At the main station in Berlin, I watch a woman abseiling down from the roof. Reaching the ground, she begins to untangle the ropes. She yells up to her colleagues: “Don’t come down yet. The ropes are knotted.” She takes off her helmet; it has flattened the strip of hair which divides her shaved head into two beautiful hemispheres. I want to ask for her autograph; I want to join her army; I want to find a way to make her look at me. I write a message to her on a page from a notebook, but I’m too slow: by the time I’ve perfected it, she’s helped each of the men lower themselves down the final concave rock-face above the station pub, and she’s already disappeared indoors. I follow, walking beside the men. There’s no sign of her, but the men are heading for a service entrance on the ground floor; I consider giving the note to one of them, telling him to pass it on, but I don’t. I would be trying to pass a message via another universe. But more importantly: she never saw me, why would she ever call?
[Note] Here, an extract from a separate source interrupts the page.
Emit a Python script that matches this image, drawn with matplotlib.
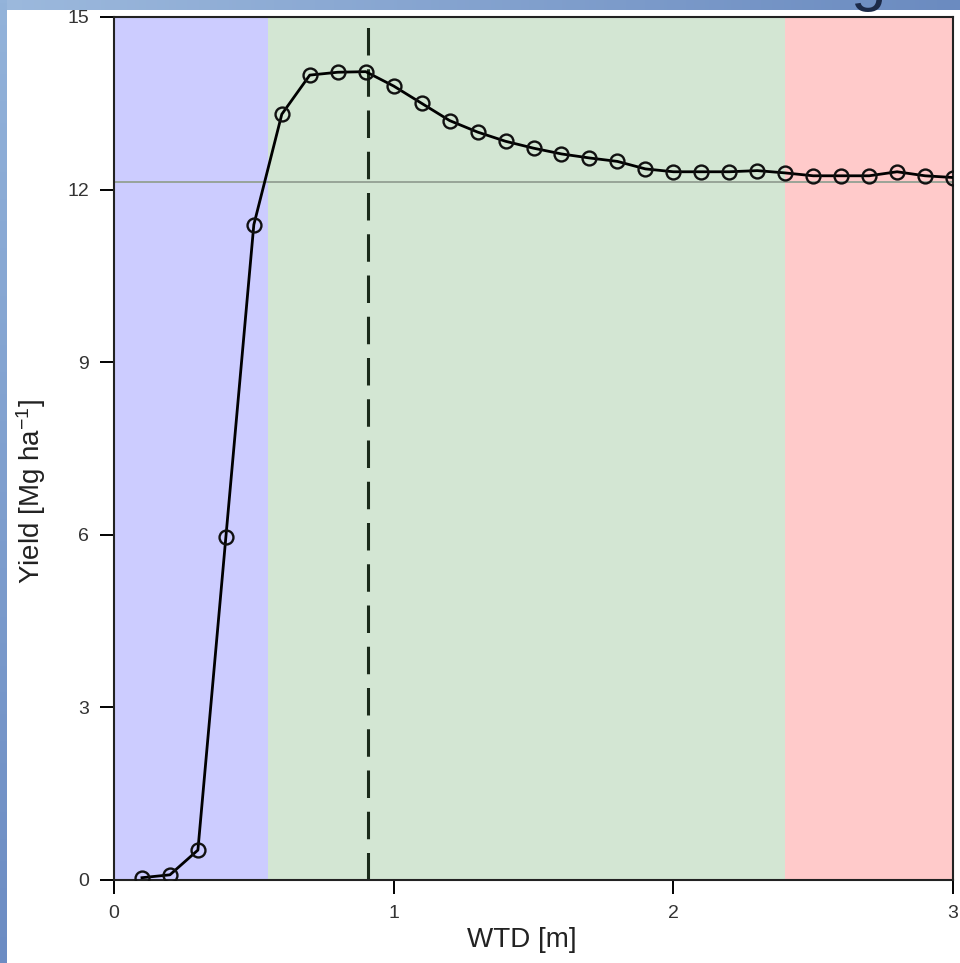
import numpy as np
import matplotlib
matplotlib.use("Agg")
import matplotlib.pyplot as plt
from matplotlib.patches import Rectangle
from matplotlib.colors import LinearSegmentedColormap

plt.rcParams['font.family'] = ['Liberation Sans', 'DejaVu Sans']
plt.rcParams['mathtext.fontset'] = 'custom'
plt.rcParams['mathtext.rm'] = 'Liberation Sans'
plt.rcParams['mathtext.it'] = 'Liberation Sans:italic'
plt.rcParams['mathtext.default'] = 'regular'

# Water table depth [m] and simulated yield [Mg/ha]
wtd = [0.1, 0.2, 0.3, 0.4, 0.5, 0.6, 0.7, 0.8, 0.9, 1.0,
       1.1, 1.2, 1.3, 1.4, 1.5, 1.6, 1.7, 1.8, 1.9, 2.0,
       2.1, 2.2, 2.3, 2.4, 2.5, 2.6, 2.7, 2.8, 2.9, 3.0]
yield_mg = [0.04, 0.09, 0.52, 5.96, 11.39, 13.31, 13.99, 14.04, 14.05, 13.80,
            13.50, 13.20, 13.00, 12.84, 12.72, 12.62, 12.55, 12.49, 12.36, 12.31,
            12.31, 12.31, 12.33, 12.29, 12.24, 12.24, 12.24, 12.31, 12.24, 12.21]

# Reference yield under free drainage and optimum depth
ref_yield = 12.13
opt_wtd = 0.91

# Depth zones: shallow (blue), favourable (green), deep (red)
zone_edges = [0.0, 0.55, 2.40, 3.0]
zone_colors = ['#ccccff', '#d3e6d3', '#ffcaca']

x_ticks = [0, 1, 2, 3]
y_ticks = [0, 3, 6, 9, 12, 15]

W, H, DPI = 960, 963, 100
fig = plt.figure(figsize=(W / DPI, H / DPI), dpi=DPI)

# slide frame: blue gradient band on top, darker strip on the left
bg = fig.add_axes([0, 0, 1, 1], zorder=-10)
bg.set_xlim(0, 1)
bg.set_ylim(0, 1)
bg.axis('off')
bg.add_patch(Rectangle((0, 0), 1, 1, facecolor='white', edgecolor='none'))
top_cmap = LinearSegmentedColormap.from_list('top', ['#9cb9dd', '#6b8bc0'])
bg.imshow(np.linspace(0, 1, 256)[None, :], cmap=top_cmap, aspect='auto',
          extent=[0, 1, 1 - 10 / H, 1], zorder=1)
left_cmap = LinearSegmentedColormap.from_list('left', ['#6c8cc3', '#93b3da'])
bg.imshow(np.linspace(0, 1, 256)[:, None], cmap=left_cmap, aspect='auto',
          origin='lower', extent=[0, 7 / W, 0, 1], zorder=1)
fig.text(868 / W, 1 + 1 / H, 'g', fontsize=46, color='#1c2a48',
         ha='center', va='baseline', family=['Liberation Sans'])

ax = fig.add_axes([114 / W, 1 - 880 / H, (953 - 114) / W, (880 - 17) / H])

for x0, x1, c in zip(zone_edges[:-1], zone_edges[1:], zone_colors):
    ax.axvspan(x0, x1, color=c, lw=0, zorder=0)

ax.axhline(ref_yield, color='#93a093', lw=1.3, zorder=1)
ax.axvline(opt_wtd, color='#1a2a1a', lw=2.2, dashes=(9, 4.5), zorder=2)

ax.plot(wtd, yield_mg, color='black', lw=2.0, marker='o', ms=10,
        mfc='none', mec='#111111', mew=1.7, zorder=3)

ax.set_xlim(0, 3)
ax.set_ylim(0, 15)
ax.set_xticks(x_ticks)
ax.set_yticks(y_ticks)
ax.tick_params(direction='out', length=10, width=1.4, labelsize=14,
               labelcolor='#333333', pad=8)
for s in ax.spines.values():
    s.set_linewidth(1.5)
    s.set_color('#222222')

ax.set_xlabel('WTD [m]', fontsize=20, color='#222222')
ax.set_ylabel('Yield [Mg ha$^{-1}$]', fontsize=20, color='#222222')
ax.xaxis.set_label_coords(0.486, -0.054)
ax.yaxis.set_label_coords(-0.079, 0.45)

fig.savefig('out.png', dpi=DPI)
I have been thinking that writing about my second self is like lassoing the comet, drawing her close to me again. (Then, at the station, I think that she is abseiling down to meet me, floating on her rope.) Or it’s like widening the frame, zooming out until my field of vision captures her again — like a scene in a film where the camera moves back and back, and what you thought was a dark blue sky is actually the iris of an eye. When she seems to leave me, I am thrown into shadow. But when she reappears, it begins to feel like a game. We are the moon of Jupiter which came to be known as a strange, unpredictable body: named Janus, because of its “two-faced” nature. Only later did astronomers spot that these are two moons following almost the same orbit — probably two fragments of what was once a whole.
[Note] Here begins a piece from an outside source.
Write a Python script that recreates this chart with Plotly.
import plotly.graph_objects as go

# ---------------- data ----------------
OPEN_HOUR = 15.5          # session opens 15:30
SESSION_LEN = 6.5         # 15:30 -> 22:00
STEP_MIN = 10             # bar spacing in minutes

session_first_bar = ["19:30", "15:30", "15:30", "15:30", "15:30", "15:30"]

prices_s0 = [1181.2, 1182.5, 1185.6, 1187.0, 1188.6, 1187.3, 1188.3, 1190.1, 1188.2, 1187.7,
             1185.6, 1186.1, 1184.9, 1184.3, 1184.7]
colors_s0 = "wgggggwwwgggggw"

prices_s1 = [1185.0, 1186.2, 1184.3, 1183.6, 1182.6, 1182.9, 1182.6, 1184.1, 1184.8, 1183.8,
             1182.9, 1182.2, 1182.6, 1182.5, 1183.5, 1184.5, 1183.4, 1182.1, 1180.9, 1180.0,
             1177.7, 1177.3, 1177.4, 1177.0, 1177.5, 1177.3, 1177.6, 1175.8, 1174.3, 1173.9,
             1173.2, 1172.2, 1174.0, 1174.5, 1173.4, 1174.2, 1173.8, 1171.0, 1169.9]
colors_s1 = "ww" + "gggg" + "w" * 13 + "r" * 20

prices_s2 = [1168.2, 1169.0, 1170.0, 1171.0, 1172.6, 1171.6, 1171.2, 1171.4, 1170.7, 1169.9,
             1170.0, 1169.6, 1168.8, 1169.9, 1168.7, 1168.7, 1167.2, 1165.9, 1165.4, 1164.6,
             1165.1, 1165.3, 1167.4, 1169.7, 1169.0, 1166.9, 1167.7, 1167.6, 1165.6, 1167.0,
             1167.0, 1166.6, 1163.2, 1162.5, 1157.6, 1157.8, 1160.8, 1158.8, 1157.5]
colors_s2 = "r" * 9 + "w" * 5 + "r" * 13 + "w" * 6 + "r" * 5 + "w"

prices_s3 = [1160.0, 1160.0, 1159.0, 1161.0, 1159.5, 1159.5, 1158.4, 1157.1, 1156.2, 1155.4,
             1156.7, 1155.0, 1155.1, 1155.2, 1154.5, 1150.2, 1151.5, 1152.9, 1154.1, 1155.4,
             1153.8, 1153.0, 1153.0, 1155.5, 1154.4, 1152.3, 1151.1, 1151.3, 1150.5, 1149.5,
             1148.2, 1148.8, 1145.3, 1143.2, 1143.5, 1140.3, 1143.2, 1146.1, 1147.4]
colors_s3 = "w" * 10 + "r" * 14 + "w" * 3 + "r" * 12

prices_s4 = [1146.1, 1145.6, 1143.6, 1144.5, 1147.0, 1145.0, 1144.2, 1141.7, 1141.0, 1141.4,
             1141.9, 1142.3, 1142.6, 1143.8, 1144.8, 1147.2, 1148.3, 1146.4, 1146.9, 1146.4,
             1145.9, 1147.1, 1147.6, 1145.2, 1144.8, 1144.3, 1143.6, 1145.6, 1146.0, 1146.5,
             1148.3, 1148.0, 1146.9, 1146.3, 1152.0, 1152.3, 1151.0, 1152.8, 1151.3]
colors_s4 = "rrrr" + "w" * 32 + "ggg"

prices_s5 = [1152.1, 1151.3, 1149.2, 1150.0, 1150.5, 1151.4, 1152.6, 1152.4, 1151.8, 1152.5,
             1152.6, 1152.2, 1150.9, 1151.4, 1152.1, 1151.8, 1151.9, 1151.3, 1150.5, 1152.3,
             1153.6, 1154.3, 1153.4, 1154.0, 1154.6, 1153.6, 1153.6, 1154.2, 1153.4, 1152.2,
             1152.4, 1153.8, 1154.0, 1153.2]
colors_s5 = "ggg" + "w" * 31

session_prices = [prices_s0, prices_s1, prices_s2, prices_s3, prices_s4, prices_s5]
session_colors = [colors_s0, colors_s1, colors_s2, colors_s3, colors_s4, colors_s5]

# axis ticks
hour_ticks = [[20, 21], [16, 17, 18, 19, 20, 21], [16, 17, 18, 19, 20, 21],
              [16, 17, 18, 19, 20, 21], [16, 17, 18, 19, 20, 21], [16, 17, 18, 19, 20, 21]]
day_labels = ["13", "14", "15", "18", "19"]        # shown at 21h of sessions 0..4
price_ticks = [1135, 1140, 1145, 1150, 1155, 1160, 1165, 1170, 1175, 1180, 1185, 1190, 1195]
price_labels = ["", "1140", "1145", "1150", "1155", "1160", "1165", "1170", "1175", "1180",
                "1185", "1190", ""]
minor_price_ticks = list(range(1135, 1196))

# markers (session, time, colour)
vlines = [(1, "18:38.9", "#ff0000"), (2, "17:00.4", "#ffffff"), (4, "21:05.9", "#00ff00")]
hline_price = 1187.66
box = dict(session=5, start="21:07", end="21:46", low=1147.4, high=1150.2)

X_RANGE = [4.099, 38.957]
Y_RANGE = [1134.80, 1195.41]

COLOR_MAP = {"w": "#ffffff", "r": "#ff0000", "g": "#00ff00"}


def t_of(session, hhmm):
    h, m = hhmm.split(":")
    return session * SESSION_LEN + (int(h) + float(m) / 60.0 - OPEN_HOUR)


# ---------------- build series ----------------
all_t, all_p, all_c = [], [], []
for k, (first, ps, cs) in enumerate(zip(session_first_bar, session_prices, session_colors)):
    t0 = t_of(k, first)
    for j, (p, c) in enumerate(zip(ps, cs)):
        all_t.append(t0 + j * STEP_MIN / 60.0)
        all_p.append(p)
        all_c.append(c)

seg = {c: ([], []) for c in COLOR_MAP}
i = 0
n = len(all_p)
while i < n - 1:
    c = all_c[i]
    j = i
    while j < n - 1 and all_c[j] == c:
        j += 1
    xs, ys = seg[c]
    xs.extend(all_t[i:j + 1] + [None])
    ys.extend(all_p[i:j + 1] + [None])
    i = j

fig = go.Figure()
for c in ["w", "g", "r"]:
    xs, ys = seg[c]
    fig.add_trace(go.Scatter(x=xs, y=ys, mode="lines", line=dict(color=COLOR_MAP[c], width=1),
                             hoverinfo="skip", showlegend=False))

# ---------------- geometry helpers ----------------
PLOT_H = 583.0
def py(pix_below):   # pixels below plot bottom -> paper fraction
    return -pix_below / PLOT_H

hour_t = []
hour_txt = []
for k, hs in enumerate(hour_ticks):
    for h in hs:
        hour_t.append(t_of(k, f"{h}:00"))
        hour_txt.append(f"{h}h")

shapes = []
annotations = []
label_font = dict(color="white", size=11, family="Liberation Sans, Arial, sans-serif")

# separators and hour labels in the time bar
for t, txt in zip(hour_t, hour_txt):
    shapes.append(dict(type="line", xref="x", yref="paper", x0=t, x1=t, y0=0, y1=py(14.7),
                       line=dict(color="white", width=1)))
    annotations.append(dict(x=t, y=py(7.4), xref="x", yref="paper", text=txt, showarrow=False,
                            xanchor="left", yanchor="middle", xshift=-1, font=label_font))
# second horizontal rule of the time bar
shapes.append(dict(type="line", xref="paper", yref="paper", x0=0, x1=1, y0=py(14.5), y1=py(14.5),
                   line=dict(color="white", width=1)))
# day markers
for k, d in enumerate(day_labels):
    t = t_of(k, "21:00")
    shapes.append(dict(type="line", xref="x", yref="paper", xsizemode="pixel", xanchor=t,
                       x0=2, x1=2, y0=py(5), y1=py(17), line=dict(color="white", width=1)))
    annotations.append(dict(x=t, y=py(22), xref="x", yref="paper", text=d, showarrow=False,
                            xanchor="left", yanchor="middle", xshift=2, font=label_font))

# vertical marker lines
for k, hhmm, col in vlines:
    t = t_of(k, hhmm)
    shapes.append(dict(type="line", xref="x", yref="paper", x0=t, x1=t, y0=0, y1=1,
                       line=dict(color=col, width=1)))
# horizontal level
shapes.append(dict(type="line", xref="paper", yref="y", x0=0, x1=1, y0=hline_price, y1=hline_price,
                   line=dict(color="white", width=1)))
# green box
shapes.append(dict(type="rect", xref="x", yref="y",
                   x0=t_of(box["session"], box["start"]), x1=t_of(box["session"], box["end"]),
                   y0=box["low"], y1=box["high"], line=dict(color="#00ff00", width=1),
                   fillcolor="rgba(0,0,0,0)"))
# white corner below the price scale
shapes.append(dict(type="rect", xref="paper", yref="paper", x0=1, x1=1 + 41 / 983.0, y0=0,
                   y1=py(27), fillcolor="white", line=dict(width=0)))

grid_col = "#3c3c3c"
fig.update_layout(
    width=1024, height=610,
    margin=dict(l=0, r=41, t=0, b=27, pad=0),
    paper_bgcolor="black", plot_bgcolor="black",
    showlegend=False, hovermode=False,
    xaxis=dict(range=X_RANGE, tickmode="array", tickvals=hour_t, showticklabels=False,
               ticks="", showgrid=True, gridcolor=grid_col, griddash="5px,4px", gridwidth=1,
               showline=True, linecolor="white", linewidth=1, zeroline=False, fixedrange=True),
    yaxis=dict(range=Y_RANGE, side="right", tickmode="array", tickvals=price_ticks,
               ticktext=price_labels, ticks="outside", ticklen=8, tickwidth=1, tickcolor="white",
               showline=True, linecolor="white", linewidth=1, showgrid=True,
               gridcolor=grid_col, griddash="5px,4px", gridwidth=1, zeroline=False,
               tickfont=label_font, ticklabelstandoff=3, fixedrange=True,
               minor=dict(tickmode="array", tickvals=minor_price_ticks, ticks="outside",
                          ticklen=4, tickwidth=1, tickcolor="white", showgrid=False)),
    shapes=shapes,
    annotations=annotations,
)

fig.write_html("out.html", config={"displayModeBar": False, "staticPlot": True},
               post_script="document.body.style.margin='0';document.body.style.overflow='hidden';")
But the game is serious. It has rules, draws lines, compelling me to follow. There is a binary, uncomfortable. Who, now, would agree to be circumscribed like that? To desire both of two genders, to be seen either as gay or as straight, to possess, or not, the gift of the lesbian gaze. The answers to this are well known. Instead of “bisexual”, there are other words: “pansexual” and “queer”. So why am I straining my eyes to catch sight of my “second self”? Am I subscribing, inscribing myself with false dichotomies? (Too easy, unmasking a dichotomy like that, like unmasking a bisexual woman who claims to be a lesbian.)

For now, at least, this binary is what I see. “Being bisexual” does not feel like anything, it does not look like anything or see like anything: it is an empty space, vacant, and my vagrant selves fly far beyond it, outside their paths of migration. There is no bisexual body. There is a body which desires its own gender, and a body which desires other genders. What would it mean to turn “my” lesbian gaze on the face of the man I am in love with? I am tempted to answer flippantly: he would turn from a prince into a frog. He would crumble, along with the patriarchy. He would timidly cook dinner for me and my female lovers. He would become invisible and irrelevant, like the father of Carla’s daughter in the lesbian universe of We Go Around In The Night And Are Consumed By Fire. But before it starts to sound as if I’m pleading for a place for him in that other realm: I’m not afraid for him. It is my own doubled path which seems to be unwritable, incalculable.